Given material –
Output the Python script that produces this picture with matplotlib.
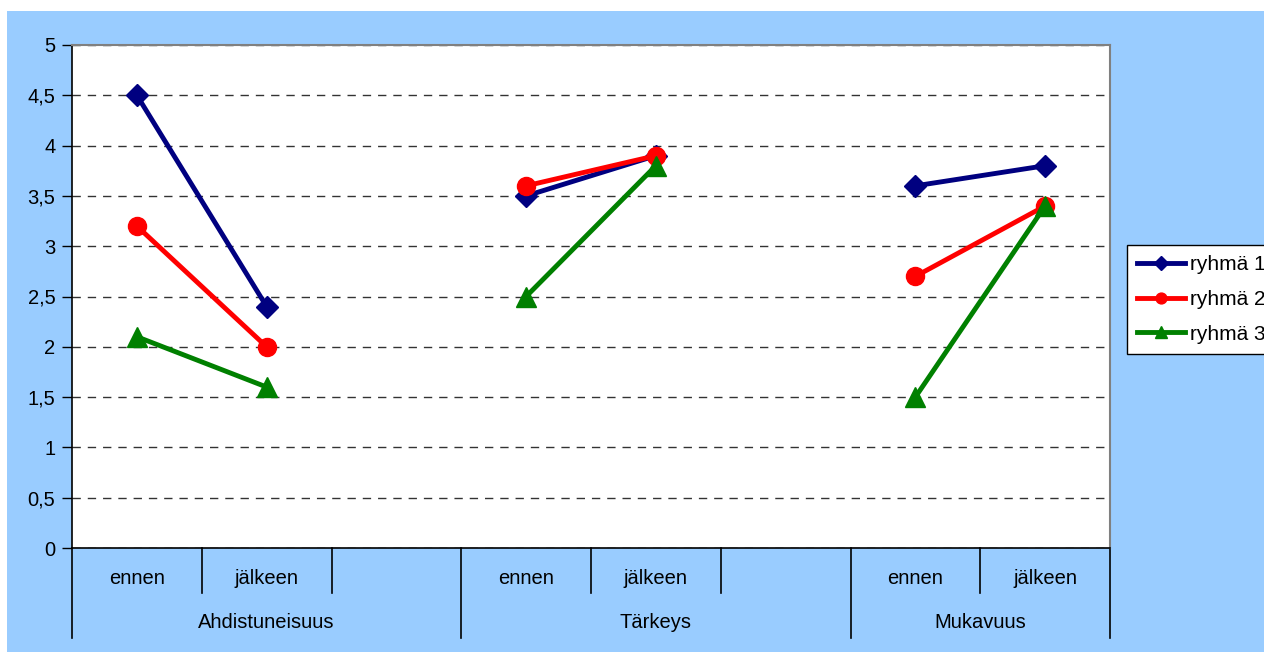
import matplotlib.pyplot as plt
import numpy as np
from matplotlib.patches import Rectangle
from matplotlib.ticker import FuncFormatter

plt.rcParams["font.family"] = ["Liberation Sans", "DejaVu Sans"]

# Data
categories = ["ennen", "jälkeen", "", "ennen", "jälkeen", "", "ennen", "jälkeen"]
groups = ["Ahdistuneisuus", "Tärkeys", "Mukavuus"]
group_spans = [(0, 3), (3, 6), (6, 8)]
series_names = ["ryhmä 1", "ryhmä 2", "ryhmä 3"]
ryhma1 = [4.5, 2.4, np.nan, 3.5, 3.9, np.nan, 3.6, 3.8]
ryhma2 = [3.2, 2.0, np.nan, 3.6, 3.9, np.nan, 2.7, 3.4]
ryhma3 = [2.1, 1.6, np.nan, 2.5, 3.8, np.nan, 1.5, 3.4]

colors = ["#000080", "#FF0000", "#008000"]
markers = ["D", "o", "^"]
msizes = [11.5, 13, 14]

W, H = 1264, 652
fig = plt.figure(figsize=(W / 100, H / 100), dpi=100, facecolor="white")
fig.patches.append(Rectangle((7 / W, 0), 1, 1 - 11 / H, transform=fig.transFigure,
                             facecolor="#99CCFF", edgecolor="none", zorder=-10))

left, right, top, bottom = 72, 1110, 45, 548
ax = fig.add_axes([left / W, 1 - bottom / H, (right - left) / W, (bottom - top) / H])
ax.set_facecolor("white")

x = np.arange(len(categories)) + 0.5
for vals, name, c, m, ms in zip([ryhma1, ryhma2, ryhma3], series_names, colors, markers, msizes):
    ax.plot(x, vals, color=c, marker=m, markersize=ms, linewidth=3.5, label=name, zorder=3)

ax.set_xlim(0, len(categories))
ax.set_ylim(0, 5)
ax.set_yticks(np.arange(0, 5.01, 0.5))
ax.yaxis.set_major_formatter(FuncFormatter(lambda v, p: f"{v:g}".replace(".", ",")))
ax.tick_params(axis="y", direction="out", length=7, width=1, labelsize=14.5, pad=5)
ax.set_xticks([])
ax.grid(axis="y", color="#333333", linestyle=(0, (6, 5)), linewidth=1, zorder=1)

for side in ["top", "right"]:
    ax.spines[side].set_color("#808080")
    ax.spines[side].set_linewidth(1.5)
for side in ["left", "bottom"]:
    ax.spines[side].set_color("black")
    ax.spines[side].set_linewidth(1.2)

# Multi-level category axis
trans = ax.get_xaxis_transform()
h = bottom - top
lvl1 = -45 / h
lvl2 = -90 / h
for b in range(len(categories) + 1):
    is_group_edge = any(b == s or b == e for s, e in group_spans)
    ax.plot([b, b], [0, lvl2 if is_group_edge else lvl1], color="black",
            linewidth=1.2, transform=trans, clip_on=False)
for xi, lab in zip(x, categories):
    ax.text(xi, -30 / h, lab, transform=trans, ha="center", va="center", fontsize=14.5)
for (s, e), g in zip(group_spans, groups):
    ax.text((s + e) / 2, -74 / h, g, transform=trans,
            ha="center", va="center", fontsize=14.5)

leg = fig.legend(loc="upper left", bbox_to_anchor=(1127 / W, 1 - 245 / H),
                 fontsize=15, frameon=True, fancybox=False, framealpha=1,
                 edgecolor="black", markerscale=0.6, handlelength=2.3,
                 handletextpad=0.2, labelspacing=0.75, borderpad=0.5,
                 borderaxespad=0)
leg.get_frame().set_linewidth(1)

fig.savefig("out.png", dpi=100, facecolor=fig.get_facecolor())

Short task –
Give only the number of lines that include the word "matplotlib".

Response to this exercise –
4